Excerpted data.
———
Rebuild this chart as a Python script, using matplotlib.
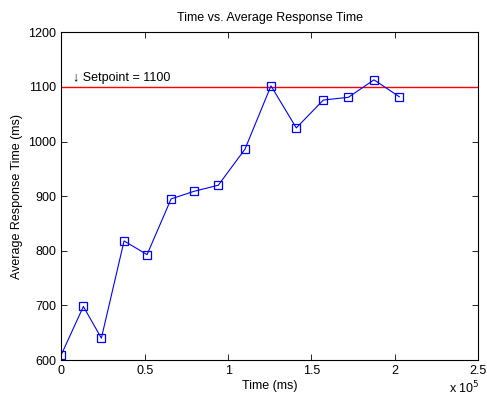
import numpy as np
import matplotlib.pyplot as plt

plt.rcParams['font.family'] = ['Liberation Sans', 'DejaVu Sans']

# time (ms) and average response time (ms)
time_ms = [0, 13200, 24000, 37600, 51400, 65800, 79700, 94100,
           110100, 125700, 140900, 157100, 172100, 187500, 202700]
resp_ms = [610, 698, 640, 818, 793, 895, 909, 920,
           986, 1102, 1025, 1076, 1081, 1113, 1082]
setpoint = 1100

x_ticks = [0, 50000, 100000, 150000, 200000, 250000]
x_labels = ['0', '0.5', '1', '1.5', '2', '2.5']
y_ticks = [600, 700, 800, 900, 1000, 1100, 1200]

fig = plt.figure(figsize=(4.87, 3.99), dpi=100)
ax = fig.add_axes([0.126, 0.0977, 0.856, 0.8213])

ax.axhline(setpoint, color='red', linewidth=1.0)
ax.plot(time_ms, resp_ms, color='blue', linewidth=0.8, marker='s',
        markersize=6, markerfacecolor='none', markeredgecolor='blue',
        markeredgewidth=0.9)

ax.text(7000, 1105, '\u2193 Setpoint = 1100', fontsize=9, va='bottom', ha='left')

ax.set_xlim(0, 250000)
ax.set_ylim(600, 1200)
ax.set_xticks(x_ticks)
ax.set_xticklabels(x_labels)
ax.set_yticks(y_ticks)
ax.tick_params(direction='in', top=True, right=True, labelsize=9, length=4, width=0.6)
for s in ax.spines.values():
    s.set_linewidth(0.8)

ax.set_title('Time vs. Average Response Time', fontsize=9, pad=8)
ax.set_xlabel('Time (ms)', fontsize=9, labelpad=2)
ax.set_ylabel('Average Response Time (ms)', fontsize=9, labelpad=4)
fig.text(0.922, 0.008, 'x 10$^5$', fontsize=9, ha='left', va='bottom')

fig.savefig('out.png', dpi=100)
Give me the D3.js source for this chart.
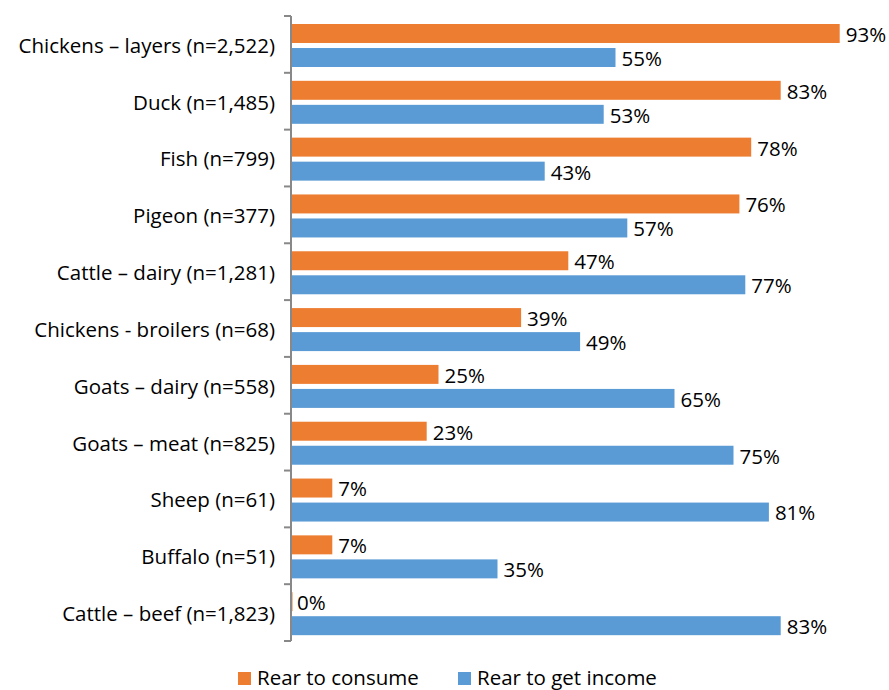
<!DOCTYPE html>
<html><head><meta charset="utf-8">
<script src="https://cdn.jsdelivr.net/npm/d3@7"></script>
<style>body{margin:0;background:#fff}svg{display:block}text{font-family:"Open Sans",sans-serif;fill:#000}</style>
</head><body><svg id="c" width="889" height="690"></svg>
<script>
const categories = ["Chickens – layers (n=2,522)","Duck (n=1,485)","Fish (n=799)","Pigeon (n=377)","Cattle – dairy (n=1,281)","Chickens - broilers (n=68)","Goats – dairy (n=558)","Goats – meat (n=825)","Sheep (n=61)","Buffalo (n=51)","Cattle – beef (n=1,823)"];
const rearToConsume = [93,83,78,76,47,39,25,23,7,7,0];
const rearToGetIncome = [55,53,43,57,77,49,65,75,81,35,83];
const seriesNames = ["Rear to consume","Rear to get income"];
const colors = ["#ED7D31","#5B9BD5"];

const svg = d3.select("#c");
const x = d3.scaleLinear().domain([0,100]).range([291,881]);
const y = d3.scaleBand().domain(categories).range([16,641]).padding(0);
const y1 = d3.scaleBand().domain([0,1]).range([8,51]).paddingInner(0.21).paddingOuter(0);
const data = categories.map((c,i)=>({c, vals:[rearToConsume[i], rearToGetIncome[i]]}));
const FS = 20.5;
const g = svg.append("g");
data.forEach(d=>{
  d.vals.forEach((v,k)=>{
    const yy = y(d.c)+y1(k);
    g.append("rect").attr("x",x(0)).attr("y",yy).attr("width",Math.max(x(v)-x(0),1.5)).attr("height",y1.bandwidth()).attr("fill",colors[k]);
    g.append("text").attr("x",x(v)+6).attr("y",yy+y1.bandwidth()/2+1).attr("dy","0.36em").attr("font-size",FS).text(v+"%");
  });
  g.append("text").attr("x",275).attr("y",y(d.c)+y.bandwidth()/2+1).attr("dy","0.36em").attr("text-anchor","end").attr("font-size",FS).text(d.c);
});
// axis
const ax = svg.append("g").attr("stroke","#888").attr("stroke-width",2);
ax.append("line").attr("x1",291).attr("x2",291).attr("y1",16).attr("y2",641);
const bounds = categories.map(c=>y(c)).concat([y.range()[1]]);
bounds.forEach(b=>ax.append("line").attr("x1",284).attr("x2",291).attr("y1",b).attr("y2",b));
// legend
const lx = [238,458];
seriesNames.forEach((s,k)=>{
  svg.append("rect").attr("x",lx[k]).attr("y",672).attr("width",13).attr("height",13).attr("fill",colors[k]);
  svg.append("text").attr("x",lx[k]+19).attr("y",678).attr("dy","0.36em").attr("font-size",FS).text(s);
});
</script></body></html>
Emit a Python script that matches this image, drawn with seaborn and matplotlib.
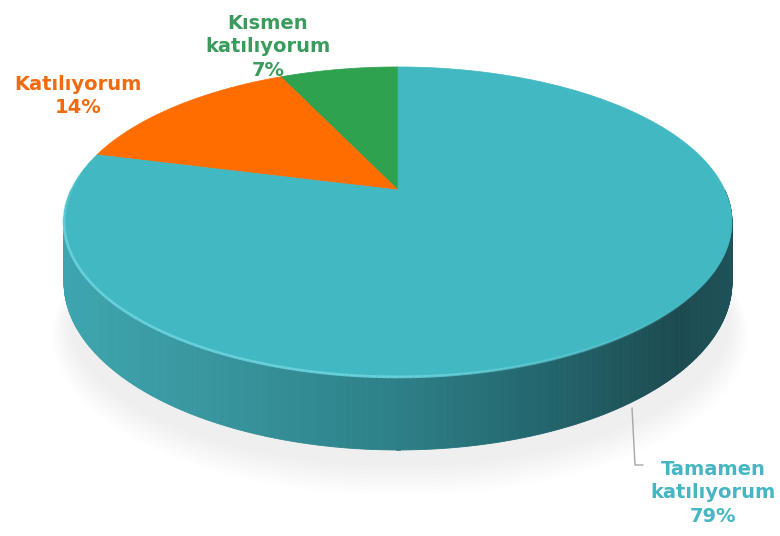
———
Work required. Repeat, with no pictures, each line from the beginning of the data through the line containing "plt.rcParams['font.family'] = ['Liberation", inclusive.

Right answer.
Rebuild this chart as a Python script, using matplotlib.
import numpy as np
import matplotlib.pyplot as plt

plt.rcParams['font.family'] = ['Liberation Sans', 'DejaVu Sans']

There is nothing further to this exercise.